- [RECORDS PROVIDED]
== == ==

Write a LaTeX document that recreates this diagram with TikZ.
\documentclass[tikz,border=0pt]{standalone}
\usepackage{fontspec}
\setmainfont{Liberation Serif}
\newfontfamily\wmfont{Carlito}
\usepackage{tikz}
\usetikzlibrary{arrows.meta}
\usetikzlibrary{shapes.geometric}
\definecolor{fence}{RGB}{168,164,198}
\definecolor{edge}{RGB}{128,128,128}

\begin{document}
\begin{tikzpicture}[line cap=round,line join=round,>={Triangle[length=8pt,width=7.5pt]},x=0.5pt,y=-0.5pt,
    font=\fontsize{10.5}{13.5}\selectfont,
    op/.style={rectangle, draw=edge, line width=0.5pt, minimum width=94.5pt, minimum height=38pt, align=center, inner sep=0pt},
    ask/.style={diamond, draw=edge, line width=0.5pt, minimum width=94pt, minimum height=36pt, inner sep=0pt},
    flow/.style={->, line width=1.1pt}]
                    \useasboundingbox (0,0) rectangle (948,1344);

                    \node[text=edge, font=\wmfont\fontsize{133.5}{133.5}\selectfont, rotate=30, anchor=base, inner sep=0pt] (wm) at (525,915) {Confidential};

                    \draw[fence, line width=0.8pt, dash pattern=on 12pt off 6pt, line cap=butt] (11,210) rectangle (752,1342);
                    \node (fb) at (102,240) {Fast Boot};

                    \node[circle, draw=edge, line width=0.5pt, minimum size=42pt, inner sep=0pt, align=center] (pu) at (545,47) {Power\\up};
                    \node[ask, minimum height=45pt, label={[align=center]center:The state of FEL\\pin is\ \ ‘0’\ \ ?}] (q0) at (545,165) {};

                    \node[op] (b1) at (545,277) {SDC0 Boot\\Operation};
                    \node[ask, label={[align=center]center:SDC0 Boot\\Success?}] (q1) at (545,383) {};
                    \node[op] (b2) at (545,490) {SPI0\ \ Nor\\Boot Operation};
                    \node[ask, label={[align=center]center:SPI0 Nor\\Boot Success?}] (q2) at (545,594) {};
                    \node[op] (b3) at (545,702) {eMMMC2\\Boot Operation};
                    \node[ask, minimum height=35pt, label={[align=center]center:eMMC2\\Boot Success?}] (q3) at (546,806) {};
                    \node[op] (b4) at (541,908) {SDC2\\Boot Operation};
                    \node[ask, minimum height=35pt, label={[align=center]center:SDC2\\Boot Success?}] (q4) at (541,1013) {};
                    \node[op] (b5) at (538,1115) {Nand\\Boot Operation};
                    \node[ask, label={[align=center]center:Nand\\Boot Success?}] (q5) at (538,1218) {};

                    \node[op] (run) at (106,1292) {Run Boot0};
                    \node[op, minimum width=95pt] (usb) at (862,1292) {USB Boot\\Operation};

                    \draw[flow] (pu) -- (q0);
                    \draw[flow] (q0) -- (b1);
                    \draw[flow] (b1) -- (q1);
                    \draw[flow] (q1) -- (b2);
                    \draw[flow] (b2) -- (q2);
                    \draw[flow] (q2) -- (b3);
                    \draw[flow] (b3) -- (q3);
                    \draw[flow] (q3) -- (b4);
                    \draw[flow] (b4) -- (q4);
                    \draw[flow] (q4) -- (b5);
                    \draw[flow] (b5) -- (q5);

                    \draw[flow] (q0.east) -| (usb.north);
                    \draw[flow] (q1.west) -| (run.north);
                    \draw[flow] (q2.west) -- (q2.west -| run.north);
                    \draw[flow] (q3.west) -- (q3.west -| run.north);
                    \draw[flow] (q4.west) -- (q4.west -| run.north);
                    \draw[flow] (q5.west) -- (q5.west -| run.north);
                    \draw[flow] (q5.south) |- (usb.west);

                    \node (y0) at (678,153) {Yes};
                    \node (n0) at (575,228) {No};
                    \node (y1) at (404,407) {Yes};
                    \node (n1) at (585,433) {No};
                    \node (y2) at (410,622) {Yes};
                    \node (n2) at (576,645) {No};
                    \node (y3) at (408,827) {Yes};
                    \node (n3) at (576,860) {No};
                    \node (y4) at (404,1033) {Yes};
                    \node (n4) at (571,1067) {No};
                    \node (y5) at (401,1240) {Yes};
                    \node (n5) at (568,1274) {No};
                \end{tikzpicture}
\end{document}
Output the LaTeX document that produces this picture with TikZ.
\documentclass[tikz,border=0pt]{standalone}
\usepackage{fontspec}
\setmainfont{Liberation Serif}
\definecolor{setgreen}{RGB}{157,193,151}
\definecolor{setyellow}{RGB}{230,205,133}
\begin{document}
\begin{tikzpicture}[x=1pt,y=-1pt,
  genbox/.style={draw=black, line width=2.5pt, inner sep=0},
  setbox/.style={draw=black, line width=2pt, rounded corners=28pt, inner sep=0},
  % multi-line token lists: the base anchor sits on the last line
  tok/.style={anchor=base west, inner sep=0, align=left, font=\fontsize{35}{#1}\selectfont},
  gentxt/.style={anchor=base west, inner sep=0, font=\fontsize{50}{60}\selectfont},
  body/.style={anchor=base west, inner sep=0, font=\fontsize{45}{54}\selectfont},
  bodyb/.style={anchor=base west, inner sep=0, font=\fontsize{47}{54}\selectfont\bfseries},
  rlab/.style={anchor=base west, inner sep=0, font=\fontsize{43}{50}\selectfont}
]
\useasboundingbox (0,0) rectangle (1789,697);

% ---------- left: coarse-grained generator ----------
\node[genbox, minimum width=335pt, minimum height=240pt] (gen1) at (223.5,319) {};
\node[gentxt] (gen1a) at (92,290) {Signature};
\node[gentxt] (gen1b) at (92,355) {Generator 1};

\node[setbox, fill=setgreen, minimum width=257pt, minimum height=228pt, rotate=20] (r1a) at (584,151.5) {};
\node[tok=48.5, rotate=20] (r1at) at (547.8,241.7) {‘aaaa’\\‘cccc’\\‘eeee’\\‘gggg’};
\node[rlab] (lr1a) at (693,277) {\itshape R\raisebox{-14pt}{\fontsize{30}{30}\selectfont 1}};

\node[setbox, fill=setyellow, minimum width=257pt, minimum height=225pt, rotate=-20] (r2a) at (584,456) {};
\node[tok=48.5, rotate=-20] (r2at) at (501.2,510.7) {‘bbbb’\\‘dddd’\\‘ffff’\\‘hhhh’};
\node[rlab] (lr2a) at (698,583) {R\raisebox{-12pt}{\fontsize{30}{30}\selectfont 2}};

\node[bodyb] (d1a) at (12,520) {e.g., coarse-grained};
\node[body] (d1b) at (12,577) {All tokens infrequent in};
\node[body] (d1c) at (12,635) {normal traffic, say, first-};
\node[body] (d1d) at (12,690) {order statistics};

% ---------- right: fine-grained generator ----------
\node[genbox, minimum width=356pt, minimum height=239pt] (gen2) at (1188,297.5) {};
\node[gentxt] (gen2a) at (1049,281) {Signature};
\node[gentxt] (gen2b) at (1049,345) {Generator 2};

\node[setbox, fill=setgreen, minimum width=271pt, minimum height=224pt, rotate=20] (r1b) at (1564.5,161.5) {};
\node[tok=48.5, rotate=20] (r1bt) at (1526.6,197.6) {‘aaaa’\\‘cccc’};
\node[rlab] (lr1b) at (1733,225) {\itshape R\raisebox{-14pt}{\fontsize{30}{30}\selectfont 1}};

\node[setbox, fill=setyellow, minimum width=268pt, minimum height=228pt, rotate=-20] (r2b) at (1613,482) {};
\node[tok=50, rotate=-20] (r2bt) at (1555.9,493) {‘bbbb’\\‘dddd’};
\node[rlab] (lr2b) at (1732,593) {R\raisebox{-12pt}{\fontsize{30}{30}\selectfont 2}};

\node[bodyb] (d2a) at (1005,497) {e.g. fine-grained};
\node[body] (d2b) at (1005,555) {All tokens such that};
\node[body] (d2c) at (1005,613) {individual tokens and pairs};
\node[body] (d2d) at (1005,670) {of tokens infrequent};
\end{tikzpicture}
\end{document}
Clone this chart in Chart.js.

== == ==

- [GIVEN EXERCISE] Please copy, word for word, every line from the first line of the records through the line containing "state of FEL\\pin", with both of those lines included and nothing else.

- [CORRECT ANSWER]
Write a LaTeX document that recreates this diagram with TikZ.
\documentclass[tikz,border=0pt]{standalone}
\usepackage{fontspec}
\setmainfont{Liberation Serif}
\newfontfamily\wmfont{Carlito}
\usepackage{tikz}
\usetikzlibrary{arrows.meta}
\usetikzlibrary{shapes.geometric}
\definecolor{fence}{RGB}{168,164,198}
\definecolor{edge}{RGB}{128,128,128}

\begin{document}
\begin{tikzpicture}[line cap=round,line join=round,>={Triangle[length=8pt,width=7.5pt]},x=0.5pt,y=-0.5pt,
    font=\fontsize{10.5}{13.5}\selectfont,
    op/.style={rectangle, draw=edge, line width=0.5pt, minimum width=94.5pt, minimum height=38pt, align=center, inner sep=0pt},
    ask/.style={diamond, draw=edge, line width=0.5pt, minimum width=94pt, minimum height=36pt, inner sep=0pt},
    flow/.style={->, line width=1.1pt}]
                    \useasboundingbox (0,0) rectangle (948,1344);

                    \node[text=edge, font=\wmfont\fontsize{133.5}{133.5}\selectfont, rotate=30, anchor=base, inner sep=0pt] (wm) at (525,915) {Confidential};

                    \draw[fence, line width=0.8pt, dash pattern=on 12pt off 6pt, line cap=butt] (11,210) rectangle (752,1342);
                    \node (fb) at (102,240) {Fast Boot};

                    \node[circle, draw=edge, line width=0.5pt, minimum size=42pt, inner sep=0pt, align=center] (pu) at (545,47) {Power\\up};
                    \node[ask, minimum height=45pt, label={[align=center]center:The state of FEL\\pin is\ \ ‘0’\ \ ?}] (q0) at (545,165) {};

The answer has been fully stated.